The effects of climate change are chipping away at the coast hard enough that the Oceanside (sewage) Treatment Plant is at risk of being itself flushed into the Pacific Ocean.
Those of you who were in San Francisco in the late 2000s may remember a whimsical protest ballot measure effort to name a sewage plant after George W. Bush. That measure was defeated, and so the treatment plant that refines our, erm, wastewaters and such and sends them a few miles out to the ocean remains the Oceanside Treatment Plant. But wastewater infrastructure issues are plaguing the city, and the Oceanside plant has the additional problem: the coastline beneath it is literally crumbling away. The city has a plan for this, and the Examiner reports that a coastal erosion plan to save the sewage plant will eliminate about 3,500 feet of the Great Highway near the San Francisco Zoo and require some shoring up of Ocean Beach itself.
For drivers, this will mean detouring about a mile-and-a-half via Skyline and Sloat Boulevards. For surfers and visitors, this means new parking, restrooms, and a coastal trail. And for the sewage facility, this represents a “managed retreat” to position its precious parts as far from the coast as possible for erosion management purposes.
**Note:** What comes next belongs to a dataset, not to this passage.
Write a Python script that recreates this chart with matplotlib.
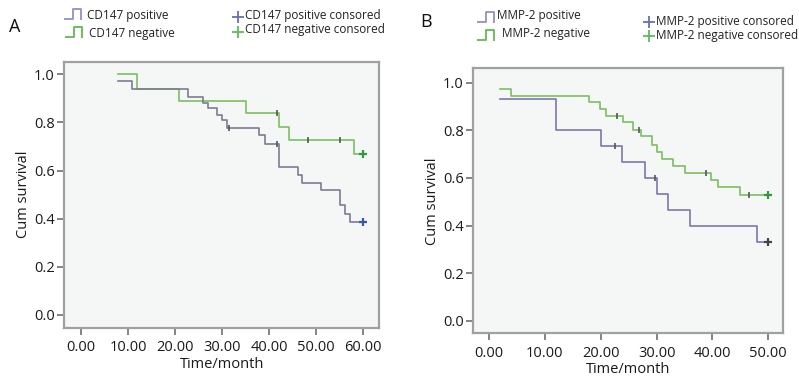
import matplotlib
matplotlib.use("Agg")
import matplotlib.pyplot as plt
from matplotlib.lines import Line2D

plt.rcParams['font.family'] = ['Open Sans', 'DejaVu Sans']

# ---------------- data ----------------
# Panel A : CD147
a_pos_times = [7.9, 10.9, 22.8, 26.0, 26.9, 28.9, 29.9, 31.0, 37.9, 39.0, 42.0, 46.2, 47.0, 51.1, 55.1, 56.2, 57.1, 60.0]
a_pos_surv = [0.97, 0.9375, 0.905, 0.88, 0.858, 0.832, 0.808, 0.775, 0.746, 0.711, 0.615, 0.58, 0.549, 0.517, 0.455, 0.42, 0.386, 0.386]
a_pos_cens_t = [31.5, 41.6, 60.0]
a_pos_cens_s = [0.775, 0.711, 0.386]

a_neg_times = [7.9, 12.0, 20.9, 35.0, 42.0, 44.1, 58.1, 60.0]
a_neg_surv = [1.0, 0.94, 0.889, 0.8375, 0.78, 0.725, 0.667, 0.667]
a_neg_cens_t = [41.6, 48.2, 55.1, 60.0]
a_neg_cens_s = [0.8375, 0.725, 0.725, 0.667]

# Panel B : MMP-2
b_pos_times = [2.0, 12.0, 20.0, 23.9, 27.9, 30.0, 32.0, 36.0, 48.0, 50.0]
b_pos_surv = [0.933, 0.80, 0.733, 0.667, 0.60, 0.533, 0.467, 0.40, 0.333, 0.333]
b_pos_cens_t = [22.5, 29.7, 50.0]
b_pos_cens_s = [0.733, 0.60, 0.333]

b_neg_times = [2.0, 3.9, 17.95, 19.86, 20.87, 24.0, 25.8, 27.3, 29.1, 30.0, 30.9, 33.0, 35.1, 39.8, 41.0, 44.9, 50.0]
b_neg_surv = [0.974, 0.945, 0.917, 0.889, 0.858, 0.833, 0.80, 0.774, 0.739, 0.709, 0.679, 0.648, 0.62, 0.59, 0.56, 0.529, 0.529]
b_neg_cens_t = [23.0, 26.8, 38.9, 46.6, 50.0]
b_neg_cens_s = [0.858, 0.80, 0.62, 0.529, 0.529]

a_xticks = [0, 10, 20, 30, 40, 50, 60]
b_xticks = [0, 10, 20, 30, 40, 50]
yticks = [0.0, 0.2, 0.4, 0.6, 0.8, 1.0]

POS_C = '#7d7b92'
NEG_C = '#7cbf62'
SPINE_C = '#a0a0a0'
BG = '#f5f6f6'

W, H = 799, 376
fig = plt.figure(figsize=(W / 100, H / 100), dpi=100)


def px_axes(l, r, t, b):
    return fig.add_axes([l / W, 1 - b / H, (r - l) / W, (b - t) / H])


def style(ax, xlim, ylim, xticks):
    ax.set_facecolor(BG)
    ax.set_xlim(*xlim)
    ax.set_ylim(*ylim)
    ax.set_xticks(xticks)
    ax.set_xticklabels([f"{v:.2f}" for v in xticks])
    ax.set_yticks(yticks)
    ax.set_yticklabels([f"{v:.1f}" for v in yticks])
    for sp in ax.spines.values():
        sp.set_color(SPINE_C)
        sp.set_linewidth(1.6)
    ax.tick_params(direction='out', length=5, width=1.2, color='#707070',
                   labelsize=10.5, labelcolor='#1a1a1a')
    ax.tick_params(axis='x', pad=4)
    ax.tick_params(axis='y', pad=2)
    ax.set_ylabel('Cum survival', fontsize=10.5, color='#1a1a1a', labelpad=2)
    ax.set_xlabel('Time/month', fontsize=10.5, color='#1a1a1a', labelpad=1)


def draw(ax, times, surv, ct, cs, color, endc, lw=1.2):
    ax.step(times, surv, where='post', color=color, lw=lw, zorder=3)
    ax.plot(ct[:-1], cs[:-1], ls='none', marker='|', ms=5, mew=1.2, color='#555555', zorder=4)
    ax.plot(ct[-1:], cs[-1:], ls='none', marker='+', ms=6, mew=1.6, color=endc, zorder=4)


# ---------------- Panel A ----------------
axA = px_axes(64.3, 379, 61.7, 327.7)
style(axA, (-3.55, 63.33), (-0.053, 1.052), a_xticks)
draw(axA, a_neg_times, a_neg_surv, a_neg_cens_t, a_neg_cens_s, NEG_C, '#2e9a3c')
draw(axA, a_pos_times, a_pos_surv, a_pos_cens_t, a_pos_cens_s, POS_C, '#3a5aa8')

# ---------------- Panel B ----------------
axB = px_axes(473.3, 783.3, 68.3, 333.3)
style(axB, (-2.81, 52.69), (-0.052, 1.06), b_xticks)
draw(axB, b_neg_times, b_neg_surv, b_neg_cens_t, b_neg_cens_s, NEG_C, '#2e9a3c')
draw(axB, b_pos_times, b_pos_surv, b_pos_cens_t, b_pos_cens_s, '#7d76b0', '#444444')

# ---------------- panel letters & legends ----------------
fig.text(9 / W, 1 - 27 / H, 'A', fontsize=13, va='center', ha='left', color='#111111')
fig.text(420 / W, 1 - 22 / H, 'B', fontsize=13, va='center', ha='left', color='#111111')


def step_icon(x0, y0, color):
    xs = [x0, x0 + 8, x0 + 8, x0 + 16, x0 + 16]
    ys = [y0, y0, y0 - 10, y0 - 10, y0]
    fig.add_artist(Line2D([x / W for x in xs], [1 - y / H for y in ys],
                          transform=fig.transFigure, color=color, lw=1.4))


def plus_icon(x, y, color):
    fig.add_artist(Line2D([x / W], [1 - y / H], transform=fig.transFigure,
                          marker='+', ms=8, mew=1.3, color=color, ls='none'))


LEG_FS = 8.5
# A legend
step_icon(65, 19, '#9a98c8')
step_icon(66, 37, '#6cbf5a')
fig.text(87 / W, 1 - 15 / H, 'CD147 positive', fontsize=LEG_FS, va='center', color='#222222')
fig.text(89 / W, 1 - 33 / H, 'CD147 negative', fontsize=LEG_FS, va='center', color='#222222')
plus_icon(238, 17, '#6670b0')
plus_icon(238, 32, '#5abf5a')
fig.text(245 / W, 1 - 16 / H, 'CD147 positive consored', fontsize=LEG_FS, va='center', color='#222222')
fig.text(245 / W, 1 - 30 / H, 'CD147 negative consored', fontsize=LEG_FS, va='center', color='#222222')

# B legend
step_icon(478, 22, '#9a98c8')
step_icon(478, 40, '#6cbf5a')
fig.text(497 / W, 1 - 16 / H, 'MMP-2 positive', fontsize=LEG_FS, va='center', color='#222222')
fig.text(502 / W, 1 - 34 / H, 'MMP-2 negative', fontsize=LEG_FS, va='center', color='#222222')
plus_icon(649, 22, '#6670b0')
plus_icon(649, 36, '#5abf5a')
fig.text(656 / W, 1 - 22 / H, 'MMP-2 positive consored', fontsize=LEG_FS, va='center', color='#222222')
fig.text(656 / W, 1 - 35 / H, 'MMP-2 negative consored', fontsize=LEG_FS, va='center', color='#222222')

fig.savefig('out.png', dpi=100, facecolor='white')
“This is the first place this will be happening in the state of California. It is a big deal,” SFPUC project manager Anna Roche said at a recent committee hearing on the matter. “We will be removing the Great Highway between Sloat and Skyline. That move triggers a lot of changes.”
Per the Examiner, Roche also noted that shoring up Ocean Beach is vitally necessary to saving the Oceanside plant as storms grow more intense along this stretch of coast and sand gets washed away. "We have experienced 25-year storms where we have lost 40 feet of bluff," Roche told the committee meeting, "and we are currently about 50 feet from that trigger zone."
This being San Francisco, the project is significantly delayed and over budget. The latest estimates are $60 million higher than previously estimated (for a total $151 million project), and a year-and-a-half behind schedule.
Construction does not even begin until 2023, with a targeted completion date of 2027. You have to figure there will be additional time delays tacked on, so the facility may not be at full poop-processing power until nearly the 2030s. In other words, that stretch of Great Highway isn’t going anywhere anytime too soon. But any climate change benefits wouldn’t be realized until about a decade from now either, at which point we may be underwater, burned from acid rain, or evolved into mutants with gills and webbed feet.